I have seen tempests, when the scolding winds

Have rived the knotty oaks, and I have seen

The ambitious ocean swell, rage and foam,
To be exalted with the threatening clouds.

Act I, Sc.iii, 4-8

Here the ‘scolding winds’, ‘knotty oaks’ and ‘threatening clouds’ express the violence, which creeps as the sinistrons patterns in the mind of conspirators. This image of violence is changed into the image of blood caused by the brainish transformation of the characters. The adjectives employed in the text are self-evident to demonstrate this image of blood. It is worth mentioning that Shakespeare employs in the play the present participles frequently, which provides movement to the action of the play. Let’s exemplify the use of present participles in the following speech of Decius who misinterprets the dream of Calphurnia. In the speech the use of ‘spouting blood’, ‘smiling Romans’ and ‘reviving blood’ adds to the movement of the play:


It was a vision fair and fortunate;
Your statue spouting blood in many pipes,
In which so many smiling Romans bathed,
Signifies that from you great Rome shall such
Reviving blood and that great man shall press
For tinctures, strains, relies and cognizance,

Act II, Sc.ii, 84-89         

In the play,   the adjective, besides adding to the movements of the action, evokes an image of blood. The same image of blood emerges out in another speech of Brutus: ‘Stoop Romans, stoop,/And let us bathe our hands in Caesar blood/Upto the elbow, and besmear our swords’;


Act III, Sc.i, 105-07


The image of blood is very important in the play as it is invested with multiple associations. For Antony, it is the want only-split blood of the noblest man in the tide of times; as such it is at once the sign of guilt smeared on the conspirators’ aroma ‘upto the elbows’ and the tincture which will make sacred handkerchiefs dipped in it. To Brutus, it is the blood, which let regrettably, in a necessary sacrifice to save the Roman body politic, which has grown rank. In many speeches it is linked with metallic images of hacking and cutting, or with those of value; and these in turn are connected with animal imagery of stag-hunting and bleeding carcasses, all of which are given additional power by the presence of Caesar’s mutilated body which lies in the audience’s view during the two climax-scenes of the play.

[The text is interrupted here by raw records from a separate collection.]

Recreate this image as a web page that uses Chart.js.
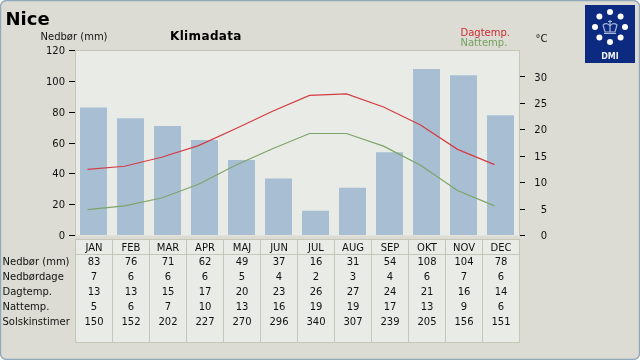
<!DOCTYPE html>
<html><head><meta charset="utf-8">
<style>html,body{margin:0;padding:0;background:#fff}#w{position:absolute;left:0;top:0;width:640px;height:360px}</style>
<script src="https://cdn.jsdelivr.net/npm/chart.js@4"></script>
</head><body><div id="w"><canvas id="c" width="640" height="360"></canvas></div>
<script>
const months=["JAN","FEB","MAR","APR","MAJ","JUN","JUL","AUG","SEP","OKT","NOV","DEC"];
const precip=[83,76,71,62,49,37,16,31,54,108,104,78];
const precipDays=[7,6,6,6,5,4,2,3,4,6,7,6];
const dayRounded=[13,13,15,17,20,23,26,27,24,21,16,14];
const nightRounded=[5,6,7,10,13,16,19,19,17,13,9,6];
const sunHours=[150,152,202,227,270,296,340,307,239,205,156,151];
const dayTemp=[12.5,13.1,14.8,17.0,20.2,23.5,26.5,26.8,24.3,20.9,16.3,13.4];
const nightTemp=[4.9,5.6,7.1,9.7,13.3,16.4,19.3,19.3,16.9,13.3,8.5,5.6];
const rowNames=["Nedbør (mm)","Nedbørdage","Dagtemp.","Nattemp.","Solskinstimer"];
const rows=[precip,precipDays,dayRounded,nightRounded,sunHours];
const FONT='"DejaVu Sans"';
const PANEL='#dcdcd4',PLOT='#e8ebe6',RULE='#c6c6b6';

function txt(ctx,s,x,y,font,color,align){ctx.font=font;ctx.fillStyle=color;ctx.textAlign=align||'left';ctx.textBaseline='alphabetic';ctx.fillText(s,x,y);}

const frame={id:'frame',
 beforeDraw(ch){const c=ch.ctx,a=ch.chartArea;c.save();
  c.beginPath();c.roundRect(0.5,0.5,639,359,6);c.fillStyle=PANEL;c.fill();c.strokeStyle='#92a8bc';c.lineWidth=1.4;c.stroke();
  c.fillStyle=PLOT;c.fillRect(a.left,a.top,a.right-a.left,a.bottom-a.top);
  c.restore();},
 afterDraw(ch){const c=ch.ctx,a=ch.chartArea,xs=ch.scales.x;c.save();
  c.strokeStyle=RULE;c.lineWidth=1;
  c.beginPath();c.moveTo(a.left,50.5);c.lineTo(a.right+1,50.5);c.moveTo(a.right+.5,50.5);c.lineTo(a.right+.5,a.bottom);c.stroke();
  // table
  const top=239,head=254,bot=342,L=a.left,R=a.right;
  c.fillStyle=PLOT;c.fillRect(L,top,R-L,bot-top);
  c.strokeStyle=RULE;c.beginPath();
  [top,head,bot].forEach(y=>{c.moveTo(L,y+.5);c.lineTo(R+1,y+.5);});
  const step=(R-L)/12;
  for(let i=0;i<=12;i++){const x=Math.round(L+i*step)+.5;c.moveTo(x,top);c.lineTo(x,bot);}
  c.stroke();
  months.forEach((m,i)=>txt(c,m,xs.getPixelForValue(i)+.5,250.5,'10px '+FONT,'#111','center'));
  rowNames.forEach((n,r)=>{
   const y=265+15*r;
   txt(c,n,2.5,y,'10px '+FONT,'#111');
   rows[r].forEach((v,i)=>txt(c,String(v),xs.getPixelForValue(i)+.5,y,'10px '+FONT,'#111','center'));
  });
  // titles
  txt(c,'Nice',5.5,25,'bold 18px '+FONT,'#000');
  txt(c,'Nedbør (mm)',40.5,40,'10px '+FONT,'#111');
  c.letterSpacing='0.35px';
  txt(c,'Klimadata',170,40,'bold 12px '+FONT,'#000');
  c.letterSpacing='0px';
  txt(c,'Dagtemp.',460.5,36,'10px '+FONT,'#cc2b30');
  txt(c,'Nattemp.',460.5,46,'10px '+FONT,'#74a05e');
  txt(c,'°C',535.5,42,'10px '+FONT,'#111');
  // logo
  c.fillStyle='#0b2a80';c.fillRect(585,5,50,58);
  c.fillStyle='#fff';
  const cx=610,cy=27,rr=15;
  for(let i=0;i<8;i++){const t=i*Math.PI/4;c.beginPath();c.arc(cx+rr*Math.sin(t),cy-rr*Math.cos(t),3,0,7);c.fill();}
  c.strokeStyle='#aab8dc';c.lineWidth=1.2;c.beginPath();
  c.moveTo(604,33.5);c.lineTo(616,33.5);c.moveTo(603,25);c.lineTo(605,32);c.lineTo(615,32);c.lineTo(617,25);
  c.quadraticCurveTo(613,22,610,26);c.quadraticCurveTo(607,22,603,25);
  c.moveTo(610,20);c.lineTo(610,32);c.moveTo(608,21.5);c.lineTo(612,21.5);c.stroke();
  txt(c,'DMI',610,58.5,'bold 8px '+FONT,'#eef0fa','center');
  c.restore();}
};

new Chart(document.getElementById('c'),{
 data:{labels:months,datasets:[
  {type:'line',label:'Dagtemp.',data:dayTemp.map((v,i)=>({x:i,y:v})),xAxisID:'xLine',yAxisID:'yT',borderColor:'#d43c42',borderWidth:1.2,pointRadius:0,tension:0,order:1},
  {type:'line',label:'Nattemp.',data:nightTemp.map((v,i)=>({x:i,y:v})),xAxisID:'xLine',yAxisID:'yT',borderColor:'#7ea468',borderWidth:1.2,pointRadius:0,tension:0,order:2},
  {type:'bar',label:'Nedbør (mm)',data:precip,xAxisID:'x',yAxisID:'yP',backgroundColor:'#a8bfd3',grouped:false,categoryPercentage:1,barPercentage:27/37,order:3}
 ]},
 options:{responsive:false,animation:false,
  layout:{padding:{left:0,top:50.5,right:93,bottom:124.5}},
  plugins:{legend:{display:false},tooltip:{enabled:false}},
  scales:{
   x:{type:'category',display:false},
   xLine:{type:'linear',display:false,min:-0.338,max:11.662},
   yP:{position:'left',min:0,max:120,afterFit(s){s.width=75;},
    ticks:{stepSize:20,color:'#111',font:{family:FONT,size:10},padding:4,labelOffset:1},
    border:{color:RULE},grid:{drawOnChartArea:false,tickLength:6,tickWidth:1,tickColor:'#000'}},
   yT:{position:'right',min:0,max:35,afterFit(s){s.width=28;},
    ticks:{stepSize:5,color:'#111',font:{family:FONT,size:10},crossAlign:'far',padding:4,labelOffset:1,
     callback:v=>v===35?'':String(v)},
    border:{color:RULE},grid:{drawOnChartArea:false,tickLength:6,tickWidth:1,tickColor:c=>c.tick&&c.tick.value===35?'rgba(0,0,0,0)':'#000'}}
  }},
 plugins:[frame]
});
</script></body></html>
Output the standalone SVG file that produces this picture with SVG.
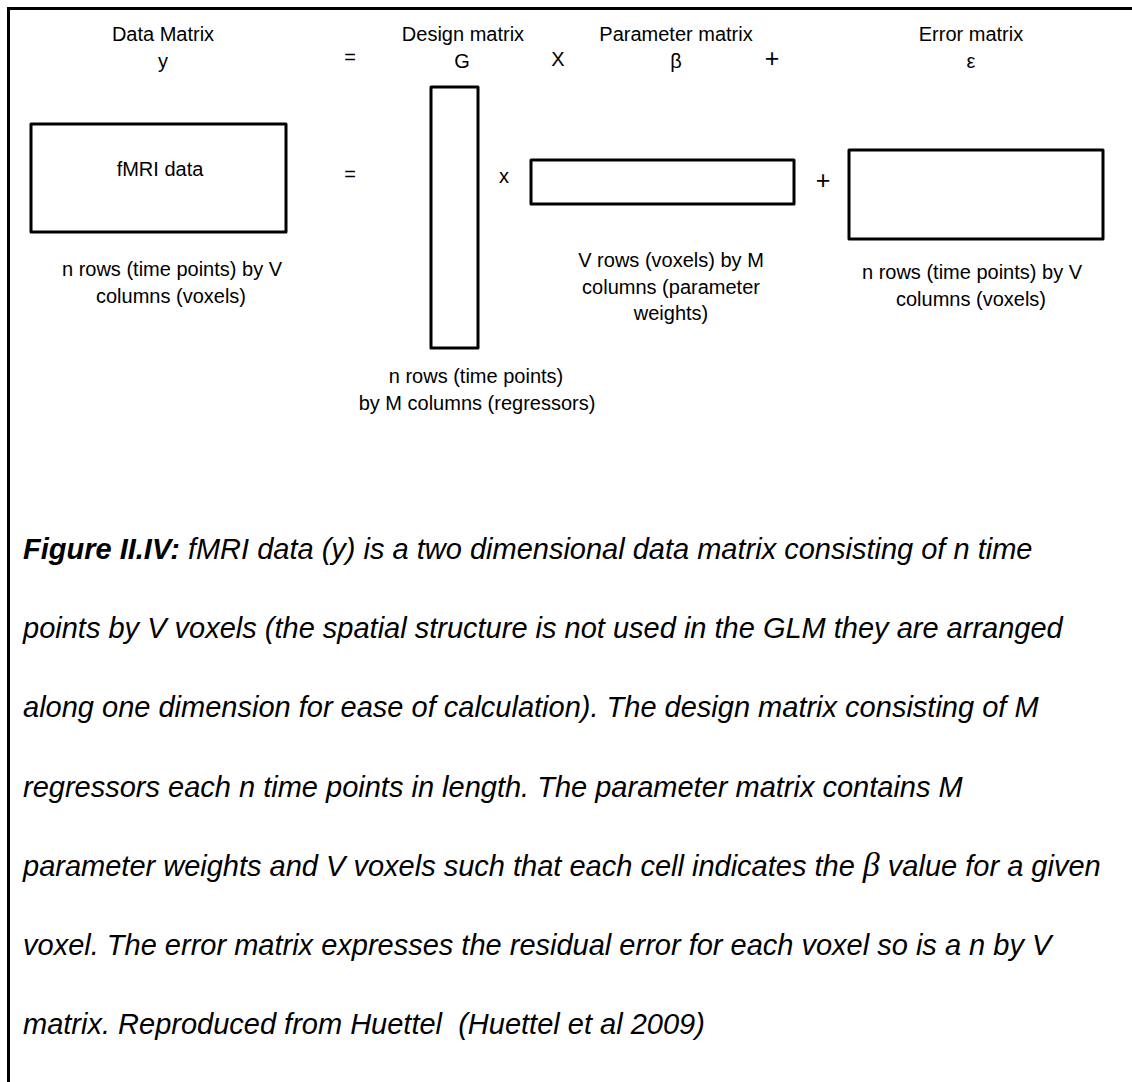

Another sub level of lexis which enriches the play, is obliquity of concealment. Now the subject of description is screened by the use of pronouns and so on. The purpose of the use of pronouns is to enhance the beauty of the object. The play bears this obliquity in abundance right from its beginning to the end. The speech of Cassius is self-evident in explaining the role of pronouns how they beautify the subject of description. Here the pronouns ‘why’ and ‘all’ enhance the beauty of the expression:


You look pale, and gaze,
And put on fear, and cast yourself in wonder,
To see the strange impatience of the heavens;
But if you would consider the true cause
Why all these fires, why all these gliding ghosts,
Why birds and beast from quality and kind,
Why old man, fools, and children calculate,
Why all these things change from their ordinance
Their natures, and pre-formed faculties
To monstrous quality….


Act I, Sc.iii, 59-68


In the above lines two pronouns ‘why’ and ‘all’ are employed by the dramatist obliquely at varying intervals. Here the use of pronouns, arrangement of phonemes and use of adjectives mutually help each other in contributing to the meaning. There are number of examples of obliquity of concealment which demonstrates the role of pronouns in achieving excellence of expression:


O mighty Caesar! Dost thou lie so low?

Are all thy conquest, glories, triumphs, spoils

Shrunk to this little measure?

Act III, Sc.i, 148-50

I shall not find myself so apt to die;
No place will please me so, no mean of death,
As here by Caesar....

Act III, Sc.ii, 160-62

How ill this taper burns! Ha! Who comes here?
I think it is the weakness of mine eyes
That shapes this monstrous apparition.
It comes upon me. Art thou any thing?
Are thou some God, some angel, or some devil;
That makest my blood cold, and my hair to stare?

Act IV, Sc.iii, 273-78

In the first two examples, Antonio expresses his grief to have seen mighty Caesar’s dead body lying on the ground. Here Shakespeare encounters the contrast between Caesar’s past and present by employing the pronouns. In the first speech, they express the reality of this world. In its continuation in the second speech of Antonio, Shakespeare, by the use of pronouns, delineates the grief stricken heart of Antonio. In the third example, Shakespeare employs pronouns, ‘how’ and ‘some’ which express how Brutus is perturbed to have seen the ghost of Caesar. They measure his shock and brainish transformation. These uses of pronouns give a free play to the imagination of the reader to measure the tension in the play.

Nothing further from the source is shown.